> [WRITTEN EXERCISE]:
All of the listing below must be repeated word for word. Pictures are the only thing to omit.

--- BEGIN ---

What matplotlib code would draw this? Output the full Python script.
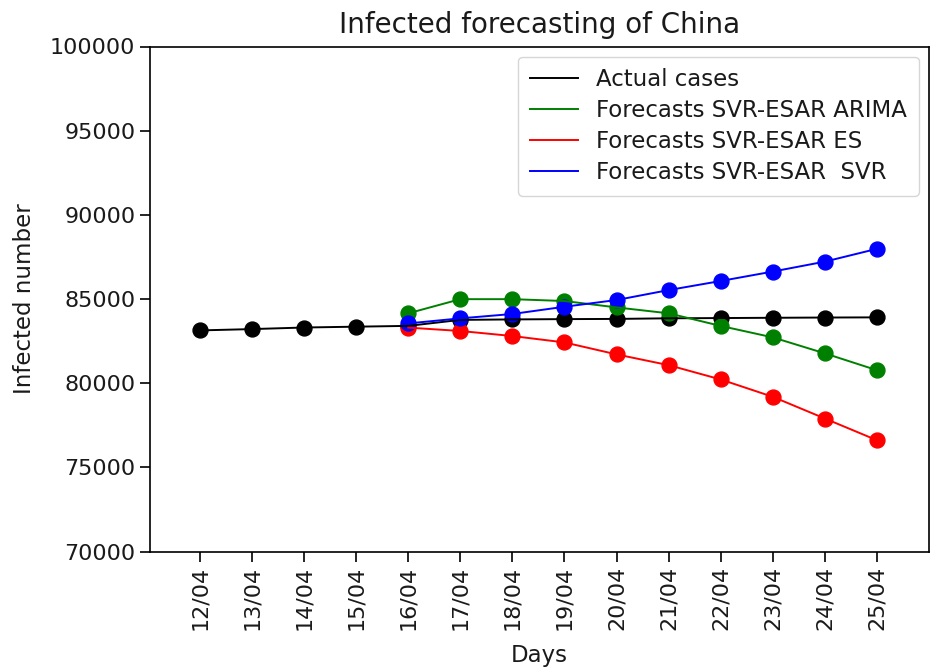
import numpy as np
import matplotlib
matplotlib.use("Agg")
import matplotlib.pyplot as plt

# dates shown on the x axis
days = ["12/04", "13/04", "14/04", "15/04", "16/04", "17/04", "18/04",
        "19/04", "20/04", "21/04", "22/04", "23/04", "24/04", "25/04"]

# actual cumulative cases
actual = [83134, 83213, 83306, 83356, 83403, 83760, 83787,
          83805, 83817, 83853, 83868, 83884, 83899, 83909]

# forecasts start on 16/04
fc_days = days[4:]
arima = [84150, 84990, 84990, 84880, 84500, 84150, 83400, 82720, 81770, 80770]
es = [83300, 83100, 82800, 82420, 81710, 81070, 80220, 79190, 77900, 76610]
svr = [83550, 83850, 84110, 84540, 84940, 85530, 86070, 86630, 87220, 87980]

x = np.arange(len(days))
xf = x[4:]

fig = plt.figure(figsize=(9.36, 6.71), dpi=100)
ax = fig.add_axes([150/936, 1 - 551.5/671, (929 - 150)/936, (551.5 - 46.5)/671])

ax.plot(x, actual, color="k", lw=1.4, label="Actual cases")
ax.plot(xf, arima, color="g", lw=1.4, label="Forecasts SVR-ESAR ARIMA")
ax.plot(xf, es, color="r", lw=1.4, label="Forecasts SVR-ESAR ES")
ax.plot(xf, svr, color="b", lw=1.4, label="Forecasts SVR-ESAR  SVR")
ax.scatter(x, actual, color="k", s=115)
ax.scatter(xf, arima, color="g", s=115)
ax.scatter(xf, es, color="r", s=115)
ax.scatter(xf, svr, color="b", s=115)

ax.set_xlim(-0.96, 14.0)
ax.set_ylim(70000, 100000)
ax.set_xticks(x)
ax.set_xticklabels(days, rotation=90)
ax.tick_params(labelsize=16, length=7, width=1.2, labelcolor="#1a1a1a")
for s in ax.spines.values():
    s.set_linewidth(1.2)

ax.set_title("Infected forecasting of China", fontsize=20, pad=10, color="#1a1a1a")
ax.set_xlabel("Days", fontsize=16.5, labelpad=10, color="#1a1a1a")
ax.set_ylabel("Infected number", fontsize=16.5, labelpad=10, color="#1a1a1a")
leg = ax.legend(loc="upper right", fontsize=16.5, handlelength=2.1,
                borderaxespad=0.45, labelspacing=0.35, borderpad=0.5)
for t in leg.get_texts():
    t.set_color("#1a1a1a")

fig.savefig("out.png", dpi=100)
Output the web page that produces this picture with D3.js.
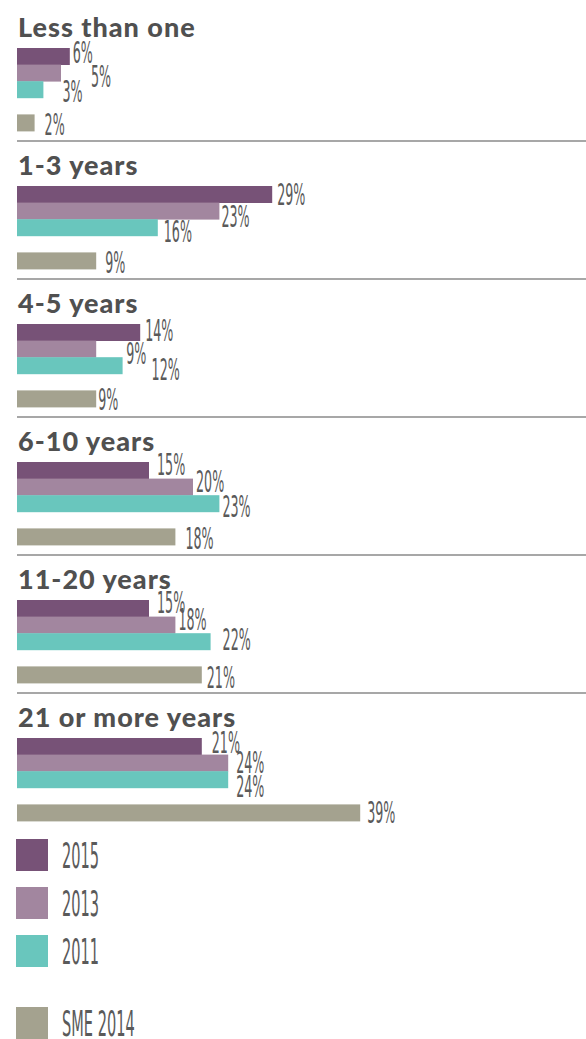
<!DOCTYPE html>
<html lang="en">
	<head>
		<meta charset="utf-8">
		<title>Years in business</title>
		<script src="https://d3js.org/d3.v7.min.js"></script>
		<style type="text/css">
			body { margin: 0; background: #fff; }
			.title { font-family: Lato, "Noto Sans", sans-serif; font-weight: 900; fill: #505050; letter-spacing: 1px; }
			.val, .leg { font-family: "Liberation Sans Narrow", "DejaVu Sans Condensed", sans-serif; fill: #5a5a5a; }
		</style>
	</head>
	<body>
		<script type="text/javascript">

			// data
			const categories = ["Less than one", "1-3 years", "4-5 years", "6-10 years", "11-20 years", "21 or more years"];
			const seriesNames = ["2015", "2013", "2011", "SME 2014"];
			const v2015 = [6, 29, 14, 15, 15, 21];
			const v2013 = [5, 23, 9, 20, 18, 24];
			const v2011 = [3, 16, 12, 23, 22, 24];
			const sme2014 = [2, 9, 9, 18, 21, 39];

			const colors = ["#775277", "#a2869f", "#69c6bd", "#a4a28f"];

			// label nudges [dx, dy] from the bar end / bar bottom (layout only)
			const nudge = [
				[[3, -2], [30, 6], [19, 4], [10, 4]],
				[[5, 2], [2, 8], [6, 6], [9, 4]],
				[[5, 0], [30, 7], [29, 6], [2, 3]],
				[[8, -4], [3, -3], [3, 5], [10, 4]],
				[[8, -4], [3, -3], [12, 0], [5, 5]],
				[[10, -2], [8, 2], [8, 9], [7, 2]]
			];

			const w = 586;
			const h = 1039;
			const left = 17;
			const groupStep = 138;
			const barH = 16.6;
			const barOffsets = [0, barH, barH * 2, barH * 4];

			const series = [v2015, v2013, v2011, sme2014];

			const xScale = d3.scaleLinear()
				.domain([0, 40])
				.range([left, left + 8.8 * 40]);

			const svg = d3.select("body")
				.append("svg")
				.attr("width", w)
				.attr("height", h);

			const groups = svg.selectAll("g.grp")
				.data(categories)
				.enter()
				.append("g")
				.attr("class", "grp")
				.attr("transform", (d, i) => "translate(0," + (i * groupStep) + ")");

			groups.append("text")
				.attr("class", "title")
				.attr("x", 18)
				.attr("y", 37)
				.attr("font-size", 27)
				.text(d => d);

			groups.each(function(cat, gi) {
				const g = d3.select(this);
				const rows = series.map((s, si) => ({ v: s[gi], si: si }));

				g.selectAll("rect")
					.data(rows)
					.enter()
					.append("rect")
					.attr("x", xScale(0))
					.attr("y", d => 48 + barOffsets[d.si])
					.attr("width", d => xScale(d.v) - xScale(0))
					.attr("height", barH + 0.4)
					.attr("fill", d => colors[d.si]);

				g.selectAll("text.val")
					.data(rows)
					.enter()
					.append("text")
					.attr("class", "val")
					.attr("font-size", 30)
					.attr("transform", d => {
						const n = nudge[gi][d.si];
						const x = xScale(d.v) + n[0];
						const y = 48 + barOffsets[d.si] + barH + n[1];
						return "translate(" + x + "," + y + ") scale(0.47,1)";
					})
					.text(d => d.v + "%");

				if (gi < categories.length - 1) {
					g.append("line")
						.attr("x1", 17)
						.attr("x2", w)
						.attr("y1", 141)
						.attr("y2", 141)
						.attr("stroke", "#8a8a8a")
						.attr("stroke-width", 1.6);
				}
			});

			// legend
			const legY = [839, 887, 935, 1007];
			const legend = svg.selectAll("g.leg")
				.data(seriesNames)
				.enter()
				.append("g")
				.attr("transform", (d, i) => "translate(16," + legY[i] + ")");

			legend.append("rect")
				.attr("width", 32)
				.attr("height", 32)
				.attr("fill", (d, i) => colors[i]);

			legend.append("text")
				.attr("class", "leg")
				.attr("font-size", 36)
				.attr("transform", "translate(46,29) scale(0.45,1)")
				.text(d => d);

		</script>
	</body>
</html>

--- END ---

> [EXERCISE OUTPUT]:
What matplotlib code would draw this? Output the full Python script.
import numpy as np
import matplotlib
matplotlib.use("Agg")
import matplotlib.pyplot as plt

# dates shown on the x axis
days = ["12/04", "13/04", "14/04", "15/04", "16/04", "17/04", "18/04",
        "19/04", "20/04", "21/04", "22/04", "23/04", "24/04", "25/04"]

# actual cumulative cases
actual = [83134, 83213, 83306, 83356, 83403, 83760, 83787,
          83805, 83817, 83853, 83868, 83884, 83899, 83909]

# forecasts start on 16/04
fc_days = days[4:]
arima = [84150, 84990, 84990, 84880, 84500, 84150, 83400, 82720, 81770, 80770]
es = [83300, 83100, 82800, 82420, 81710, 81070, 80220, 79190, 77900, 76610]
svr = [83550, 83850, 84110, 84540, 84940, 85530, 86070, 86630, 87220, 87980]

x = np.arange(len(days))
xf = x[4:]

fig = plt.figure(figsize=(9.36, 6.71), dpi=100)
ax = fig.add_axes([150/936, 1 - 551.5/671, (929 - 150)/936, (551.5 - 46.5)/671])

ax.plot(x, actual, color="k", lw=1.4, label="Actual cases")
ax.plot(xf, arima, color="g", lw=1.4, label="Forecasts SVR-ESAR ARIMA")
ax.plot(xf, es, color="r", lw=1.4, label="Forecasts SVR-ESAR ES")
ax.plot(xf, svr, color="b", lw=1.4, label="Forecasts SVR-ESAR  SVR")
ax.scatter(x, actual, color="k", s=115)
ax.scatter(xf, arima, color="g", s=115)
ax.scatter(xf, es, color="r", s=115)
ax.scatter(xf, svr, color="b", s=115)

ax.set_xlim(-0.96, 14.0)
ax.set_ylim(70000, 100000)
ax.set_xticks(x)
ax.set_xticklabels(days, rotation=90)
ax.tick_params(labelsize=16, length=7, width=1.2, labelcolor="#1a1a1a")
for s in ax.spines.values():
    s.set_linewidth(1.2)

ax.set_title("Infected forecasting of China", fontsize=20, pad=10, color="#1a1a1a")
ax.set_xlabel("Days", fontsize=16.5, labelpad=10, color="#1a1a1a")
ax.set_ylabel("Infected number", fontsize=16.5, labelpad=10, color="#1a1a1a")
leg = ax.legend(loc="upper right", fontsize=16.5, handlelength=2.1,
                borderaxespad=0.45, labelspacing=0.35, borderpad=0.5)
for t in leg.get_texts():
    t.set_color("#1a1a1a")

fig.savefig("out.png", dpi=100)
Output the web page that produces this picture with D3.js.
<!DOCTYPE html>
<html lang="en">
	<head>
		<meta charset="utf-8">
		<title>Years in business</title>
		<script src="https://d3js.org/d3.v7.min.js"></script>
		<style type="text/css">
			body { margin: 0; background: #fff; }
			.title { font-family: Lato, "Noto Sans", sans-serif; font-weight: 900; fill: #505050; letter-spacing: 1px; }
			.val, .leg { font-family: "Liberation Sans Narrow", "DejaVu Sans Condensed", sans-serif; fill: #5a5a5a; }
		</style>
	</head>
	<body>
		<script type="text/javascript">

			// data
			const categories = ["Less than one", "1-3 years", "4-5 years", "6-10 years", "11-20 years", "21 or more years"];
			const seriesNames = ["2015", "2013", "2011", "SME 2014"];
			const v2015 = [6, 29, 14, 15, 15, 21];
			const v2013 = [5, 23, 9, 20, 18, 24];
			const v2011 = [3, 16, 12, 23, 22, 24];
			const sme2014 = [2, 9, 9, 18, 21, 39];

			const colors = ["#775277", "#a2869f", "#69c6bd", "#a4a28f"];

			// label nudges [dx, dy] from the bar end / bar bottom (layout only)
			const nudge = [
				[[3, -2], [30, 6], [19, 4], [10, 4]],
				[[5, 2], [2, 8], [6, 6], [9, 4]],
				[[5, 0], [30, 7], [29, 6], [2, 3]],
				[[8, -4], [3, -3], [3, 5], [10, 4]],
				[[8, -4], [3, -3], [12, 0], [5, 5]],
				[[10, -2], [8, 2], [8, 9], [7, 2]]
			];

			const w = 586;
			const h = 1039;
			const left = 17;
			const groupStep = 138;
			const barH = 16.6;
			const barOffsets = [0, barH, barH * 2, barH * 4];

			const series = [v2015, v2013, v2011, sme2014];

			const xScale = d3.scaleLinear()
				.domain([0, 40])
				.range([left, left + 8.8 * 40]);

			const svg = d3.select("body")
				.append("svg")
				.attr("width", w)
				.attr("height", h);

			const groups = svg.selectAll("g.grp")
				.data(categories)
				.enter()
				.append("g")
				.attr("class", "grp")
				.attr("transform", (d, i) => "translate(0," + (i * groupStep) + ")");

			groups.append("text")
				.attr("class", "title")
				.attr("x", 18)
				.attr("y", 37)
				.attr("font-size", 27)
				.text(d => d);

			groups.each(function(cat, gi) {
				const g = d3.select(this);
				const rows = series.map((s, si) => ({ v: s[gi], si: si }));

				g.selectAll("rect")
					.data(rows)
					.enter()
					.append("rect")
					.attr("x", xScale(0))
					.attr("y", d => 48 + barOffsets[d.si])
					.attr("width", d => xScale(d.v) - xScale(0))
					.attr("height", barH + 0.4)
					.attr("fill", d => colors[d.si]);

				g.selectAll("text.val")
					.data(rows)
					.enter()
					.append("text")
					.attr("class", "val")
					.attr("font-size", 30)
					.attr("transform", d => {
						const n = nudge[gi][d.si];
						const x = xScale(d.v) + n[0];
						const y = 48 + barOffsets[d.si] + barH + n[1];
						return "translate(" + x + "," + y + ") scale(0.47,1)";
					})
					.text(d => d.v + "%");

				if (gi < categories.length - 1) {
					g.append("line")
						.attr("x1", 17)
						.attr("x2", w)
						.attr("y1", 141)
						.attr("y2", 141)
						.attr("stroke", "#8a8a8a")
						.attr("stroke-width", 1.6);
				}
			});

			// legend
			const legY = [839, 887, 935, 1007];
			const legend = svg.selectAll("g.leg")
				.data(seriesNames)
				.enter()
				.append("g")
				.attr("transform", (d, i) => "translate(16," + legY[i] + ")");

			legend.append("rect")
				.attr("width", 32)
				.attr("height", 32)
				.attr("fill", (d, i) => colors[i]);

			legend.append("text")
				.attr("class", "leg")
				.attr("font-size", 36)
				.attr("transform", "translate(46,29) scale(0.45,1)")
				.text(d => d);

		</script>
	</body>
</html>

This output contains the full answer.